The promise of Eli Drinkwitz, Head Coach, was based primarily around his ability to increase the talent level of the roster. Numerically, it’s been a sure and steady climb. 247’s Team Talent Composite had Mizzou at No. 40 nationally during Barry Odom’s last season as head coach. That climbed to No. 50 in Drink’s first year. Then No. 46 in 2021. Then No. 31 in 2022.

This season, Mizzou ranks as the country’s No. 25 most-talented team by past recruiting rankings. That part of the puzzle was complete. But we’ve seen talented teams squander seasons away with mediocre results — look at the 2018 Tiger team, for example. The wise man once said, “Good players does not a complete team make.” It was always going to take more than ‘crootin to get Mizzou back to where we’ve seen it in the past. Don’t believe me? Ask Gary Pinkel.

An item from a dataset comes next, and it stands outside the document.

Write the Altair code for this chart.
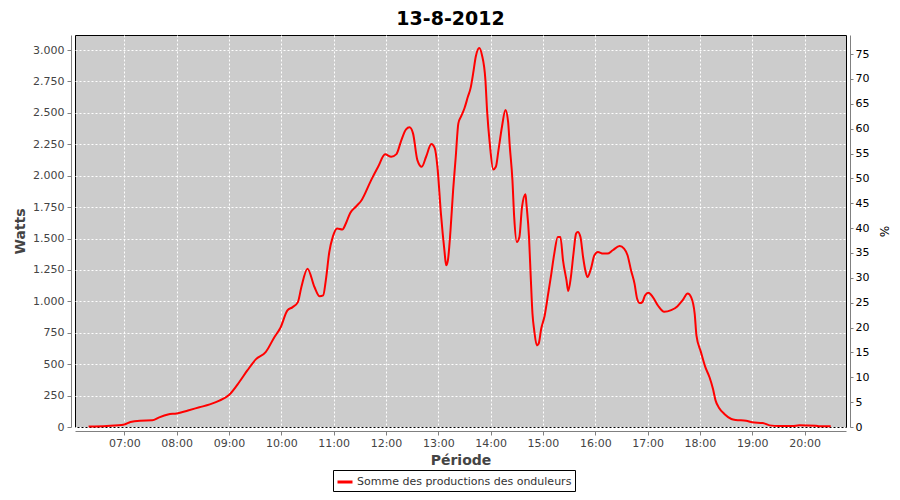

To that point, Eli Drinkwitz has addressed many of the criticisms that faced him prior to this season... or at least, he’s in the process of doing so. Drink successfully handed off play-calling duties to Kirby Moore. As a result, Mizzou has its best offense under Drinkwitz’s tenure. The defense started the season a bit flat. Because Eli Drinkwitz idenfitified and, crucially, retained Blake Baker, the ship has been righted in time for the home stretch. He started the season making hyper-conservative calls on fourth down. He assured us he would become more aggressive and, most recently, called one of the gutsier fake punts we’ve seen in the program’s recent history.

There are still kinks to be ironed out. Mizzou is still one of the most penalized teams in the country, so Drink recently brought referees to practice to try and instill some more discipline. The results have been slightly improved, if not fixed all together: Mizzou has been penalized under its season average for two consecutive games.

The special teams, as well, continue to be a thorn in the Tigers’ collective side. Yeah, yeah, I hear you — Harrison Mevis won the Kansas State game and Luke Bauer turned the tide against Kentucky. But the unit ranks No. 93 in SP+, compared to No. 20 in offense and No. 27 in defense, with the lack of a return game and Mevis’s shakiness on short kicks damaging their marginal gains. Drinkwitz says he’s spent much more time with the unit this season, which indicates he’s aware of the problem and working to fix it.

All the same, it’s time Mizzou’s head coach got his flowers. Increasing the overall talent level has allowed the Tigers to mask over some flaws thus far. And while that may not be a sustainable approach to success, it’s a step in the right direction. Should Drinkwitz continue to improve on his own execution — coaching, the decision-making, all that and whatnot — it might be time for Desiree Reed-Francois to start thinking about another extension.